▸ Instructions to follow
Pictures excluded, reproduce exactly the lines below from the one with "Rebuild this diagram" through the one with "(0,0) rectangle (1038,524);", both included.

▸ Raw records
○ ○ ○ ○

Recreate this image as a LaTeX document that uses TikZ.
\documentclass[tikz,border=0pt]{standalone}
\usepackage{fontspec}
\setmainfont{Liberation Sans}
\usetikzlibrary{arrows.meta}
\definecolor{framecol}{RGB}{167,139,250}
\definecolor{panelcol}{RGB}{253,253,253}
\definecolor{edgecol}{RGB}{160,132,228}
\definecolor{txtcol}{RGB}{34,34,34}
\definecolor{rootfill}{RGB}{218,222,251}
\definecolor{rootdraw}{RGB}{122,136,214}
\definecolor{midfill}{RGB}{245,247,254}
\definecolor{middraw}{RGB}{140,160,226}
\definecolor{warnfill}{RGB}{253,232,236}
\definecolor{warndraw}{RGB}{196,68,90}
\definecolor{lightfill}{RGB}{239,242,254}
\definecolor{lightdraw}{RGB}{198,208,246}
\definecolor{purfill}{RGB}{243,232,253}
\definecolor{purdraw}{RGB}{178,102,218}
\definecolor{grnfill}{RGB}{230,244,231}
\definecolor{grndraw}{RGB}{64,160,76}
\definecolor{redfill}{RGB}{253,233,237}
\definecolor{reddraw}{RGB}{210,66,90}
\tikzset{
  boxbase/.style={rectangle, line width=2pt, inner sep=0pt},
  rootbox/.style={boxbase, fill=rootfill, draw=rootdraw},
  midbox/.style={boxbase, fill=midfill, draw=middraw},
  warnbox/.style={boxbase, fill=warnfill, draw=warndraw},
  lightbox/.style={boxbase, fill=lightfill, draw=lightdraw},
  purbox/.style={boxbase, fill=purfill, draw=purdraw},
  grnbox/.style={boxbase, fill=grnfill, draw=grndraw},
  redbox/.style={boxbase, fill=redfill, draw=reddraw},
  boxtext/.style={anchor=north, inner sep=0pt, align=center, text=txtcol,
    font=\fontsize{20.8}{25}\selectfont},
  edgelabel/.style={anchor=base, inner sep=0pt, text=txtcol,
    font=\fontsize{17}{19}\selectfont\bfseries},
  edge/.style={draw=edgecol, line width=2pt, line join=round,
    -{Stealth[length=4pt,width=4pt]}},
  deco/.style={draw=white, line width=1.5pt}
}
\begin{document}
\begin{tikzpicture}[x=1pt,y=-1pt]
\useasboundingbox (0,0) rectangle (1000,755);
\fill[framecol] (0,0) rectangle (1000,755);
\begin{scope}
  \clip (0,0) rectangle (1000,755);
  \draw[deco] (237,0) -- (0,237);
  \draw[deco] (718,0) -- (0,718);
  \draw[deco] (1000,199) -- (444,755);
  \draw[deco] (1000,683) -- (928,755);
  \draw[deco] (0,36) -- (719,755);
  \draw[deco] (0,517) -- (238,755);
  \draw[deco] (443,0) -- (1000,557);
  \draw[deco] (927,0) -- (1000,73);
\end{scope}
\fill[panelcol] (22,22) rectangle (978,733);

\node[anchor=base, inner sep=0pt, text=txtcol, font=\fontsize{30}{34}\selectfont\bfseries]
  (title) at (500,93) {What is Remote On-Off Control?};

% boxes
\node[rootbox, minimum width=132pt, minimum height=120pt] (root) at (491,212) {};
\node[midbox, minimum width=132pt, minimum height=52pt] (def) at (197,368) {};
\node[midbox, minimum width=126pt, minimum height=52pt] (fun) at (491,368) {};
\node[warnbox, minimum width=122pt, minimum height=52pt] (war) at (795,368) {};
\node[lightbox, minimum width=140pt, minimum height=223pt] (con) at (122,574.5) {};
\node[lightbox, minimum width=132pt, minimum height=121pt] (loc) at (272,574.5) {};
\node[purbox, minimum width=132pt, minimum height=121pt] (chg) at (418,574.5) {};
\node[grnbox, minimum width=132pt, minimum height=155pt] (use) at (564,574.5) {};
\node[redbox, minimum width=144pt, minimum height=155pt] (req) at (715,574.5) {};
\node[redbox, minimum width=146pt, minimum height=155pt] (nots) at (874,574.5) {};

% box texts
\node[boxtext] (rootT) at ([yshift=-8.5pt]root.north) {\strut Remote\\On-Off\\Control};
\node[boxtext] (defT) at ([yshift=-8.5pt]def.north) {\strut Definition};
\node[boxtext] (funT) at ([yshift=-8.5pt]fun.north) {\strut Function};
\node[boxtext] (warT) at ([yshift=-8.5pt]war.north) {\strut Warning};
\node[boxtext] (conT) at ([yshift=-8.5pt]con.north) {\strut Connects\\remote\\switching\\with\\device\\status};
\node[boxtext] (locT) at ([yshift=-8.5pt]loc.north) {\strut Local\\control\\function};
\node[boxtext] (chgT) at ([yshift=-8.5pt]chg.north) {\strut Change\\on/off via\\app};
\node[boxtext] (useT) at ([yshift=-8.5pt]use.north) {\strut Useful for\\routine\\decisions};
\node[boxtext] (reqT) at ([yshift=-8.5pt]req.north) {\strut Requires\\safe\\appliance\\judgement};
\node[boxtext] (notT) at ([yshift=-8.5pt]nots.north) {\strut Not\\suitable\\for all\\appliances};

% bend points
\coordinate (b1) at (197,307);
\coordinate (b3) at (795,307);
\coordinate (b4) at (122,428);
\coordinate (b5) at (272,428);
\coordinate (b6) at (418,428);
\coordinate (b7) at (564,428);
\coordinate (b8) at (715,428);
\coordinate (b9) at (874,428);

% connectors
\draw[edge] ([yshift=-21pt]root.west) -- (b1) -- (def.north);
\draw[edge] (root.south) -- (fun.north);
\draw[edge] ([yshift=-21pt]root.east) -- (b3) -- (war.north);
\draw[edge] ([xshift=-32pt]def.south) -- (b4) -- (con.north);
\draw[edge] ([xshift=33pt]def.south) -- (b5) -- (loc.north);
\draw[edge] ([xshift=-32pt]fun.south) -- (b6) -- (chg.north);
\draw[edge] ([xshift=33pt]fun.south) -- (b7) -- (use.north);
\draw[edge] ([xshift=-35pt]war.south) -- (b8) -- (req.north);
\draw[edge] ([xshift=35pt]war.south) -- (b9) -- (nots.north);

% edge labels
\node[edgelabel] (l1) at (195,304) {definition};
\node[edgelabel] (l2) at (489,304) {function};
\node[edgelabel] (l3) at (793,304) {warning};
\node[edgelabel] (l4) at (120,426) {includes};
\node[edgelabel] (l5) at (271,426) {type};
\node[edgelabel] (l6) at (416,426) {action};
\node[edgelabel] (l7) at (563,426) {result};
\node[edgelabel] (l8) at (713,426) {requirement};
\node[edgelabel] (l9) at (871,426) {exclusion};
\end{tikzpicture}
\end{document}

○ ○ ○ ○

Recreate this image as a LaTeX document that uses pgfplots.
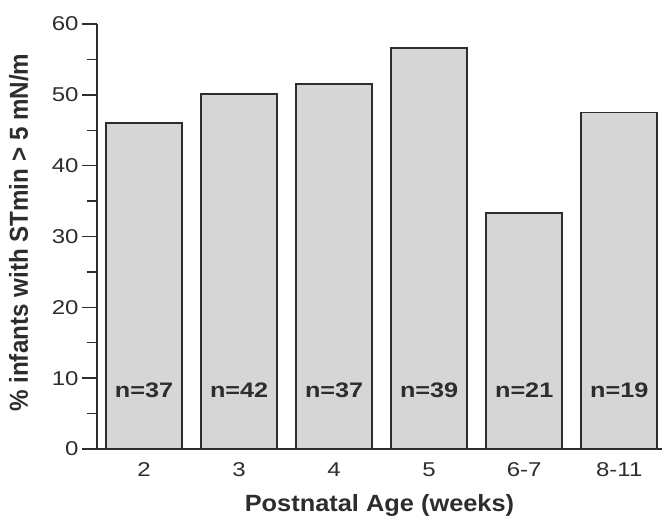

○ ○ ○ ○

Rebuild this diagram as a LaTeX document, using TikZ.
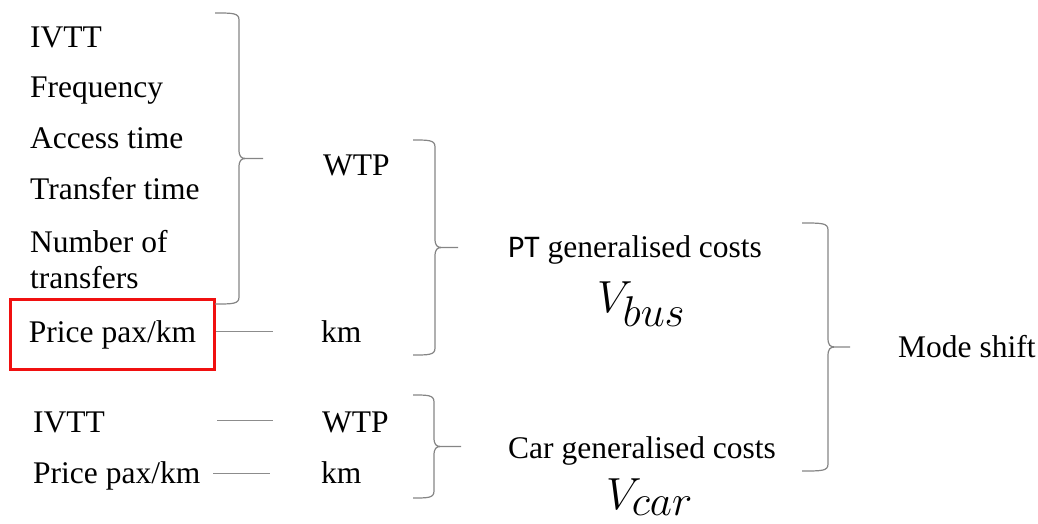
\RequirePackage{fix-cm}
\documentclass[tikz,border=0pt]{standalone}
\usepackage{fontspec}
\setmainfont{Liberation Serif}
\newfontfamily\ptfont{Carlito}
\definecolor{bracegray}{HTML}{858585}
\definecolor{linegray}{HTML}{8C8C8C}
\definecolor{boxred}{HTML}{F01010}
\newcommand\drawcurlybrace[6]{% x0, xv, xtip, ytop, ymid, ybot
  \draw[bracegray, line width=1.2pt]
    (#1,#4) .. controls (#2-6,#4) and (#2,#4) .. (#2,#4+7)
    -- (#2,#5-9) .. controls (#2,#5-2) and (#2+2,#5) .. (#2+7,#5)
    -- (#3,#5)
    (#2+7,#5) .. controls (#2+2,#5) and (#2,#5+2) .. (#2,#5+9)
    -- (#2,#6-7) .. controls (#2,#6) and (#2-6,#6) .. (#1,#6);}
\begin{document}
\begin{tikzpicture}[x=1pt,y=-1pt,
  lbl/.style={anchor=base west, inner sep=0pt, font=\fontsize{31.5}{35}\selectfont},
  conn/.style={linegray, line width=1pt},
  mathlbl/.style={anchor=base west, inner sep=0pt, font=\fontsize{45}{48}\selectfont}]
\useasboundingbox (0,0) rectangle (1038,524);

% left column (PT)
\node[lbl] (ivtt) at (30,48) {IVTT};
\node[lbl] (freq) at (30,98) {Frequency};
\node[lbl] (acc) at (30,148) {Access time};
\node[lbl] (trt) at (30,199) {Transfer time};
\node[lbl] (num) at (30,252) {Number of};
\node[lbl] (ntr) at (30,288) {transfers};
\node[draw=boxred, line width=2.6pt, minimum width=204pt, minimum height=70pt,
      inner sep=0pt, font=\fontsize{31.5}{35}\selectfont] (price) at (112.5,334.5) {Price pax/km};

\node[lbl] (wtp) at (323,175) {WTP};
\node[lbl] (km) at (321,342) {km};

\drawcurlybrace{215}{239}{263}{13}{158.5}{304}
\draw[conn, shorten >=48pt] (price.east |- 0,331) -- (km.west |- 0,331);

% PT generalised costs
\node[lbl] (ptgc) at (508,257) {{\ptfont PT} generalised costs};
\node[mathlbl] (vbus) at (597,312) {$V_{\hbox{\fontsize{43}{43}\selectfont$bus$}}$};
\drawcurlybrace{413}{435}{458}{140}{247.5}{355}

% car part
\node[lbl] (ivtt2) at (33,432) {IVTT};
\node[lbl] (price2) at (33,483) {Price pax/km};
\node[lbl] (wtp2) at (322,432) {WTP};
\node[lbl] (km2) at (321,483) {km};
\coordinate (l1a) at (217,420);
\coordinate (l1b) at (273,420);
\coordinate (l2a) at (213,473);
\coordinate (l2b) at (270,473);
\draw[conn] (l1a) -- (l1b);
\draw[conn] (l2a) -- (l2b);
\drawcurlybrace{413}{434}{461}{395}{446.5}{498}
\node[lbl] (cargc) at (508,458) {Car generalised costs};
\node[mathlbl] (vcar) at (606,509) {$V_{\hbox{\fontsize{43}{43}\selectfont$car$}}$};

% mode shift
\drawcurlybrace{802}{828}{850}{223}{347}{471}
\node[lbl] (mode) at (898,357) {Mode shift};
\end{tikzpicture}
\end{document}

○ ○ ○ ○

▸ Output of the task
Rebuild this diagram as a LaTeX document, using TikZ.
\RequirePackage{fix-cm}
\documentclass[tikz,border=0pt]{standalone}
\usepackage{fontspec}
\setmainfont{Liberation Serif}
\newfontfamily\ptfont{Carlito}
\definecolor{bracegray}{HTML}{858585}
\definecolor{linegray}{HTML}{8C8C8C}
\definecolor{boxred}{HTML}{F01010}
\newcommand\drawcurlybrace[6]{% x0, xv, xtip, ytop, ymid, ybot
  \draw[bracegray, line width=1.2pt]
    (#1,#4) .. controls (#2-6,#4) and (#2,#4) .. (#2,#4+7)
    -- (#2,#5-9) .. controls (#2,#5-2) and (#2+2,#5) .. (#2+7,#5)
    -- (#3,#5)
    (#2+7,#5) .. controls (#2+2,#5) and (#2,#5+2) .. (#2,#5+9)
    -- (#2,#6-7) .. controls (#2,#6) and (#2-6,#6) .. (#1,#6);}
\begin{document}
\begin{tikzpicture}[x=1pt,y=-1pt,
  lbl/.style={anchor=base west, inner sep=0pt, font=\fontsize{31.5}{35}\selectfont},
  conn/.style={linegray, line width=1pt},
  mathlbl/.style={anchor=base west, inner sep=0pt, font=\fontsize{45}{48}\selectfont}]
\useasboundingbox (0,0) rectangle (1038,524);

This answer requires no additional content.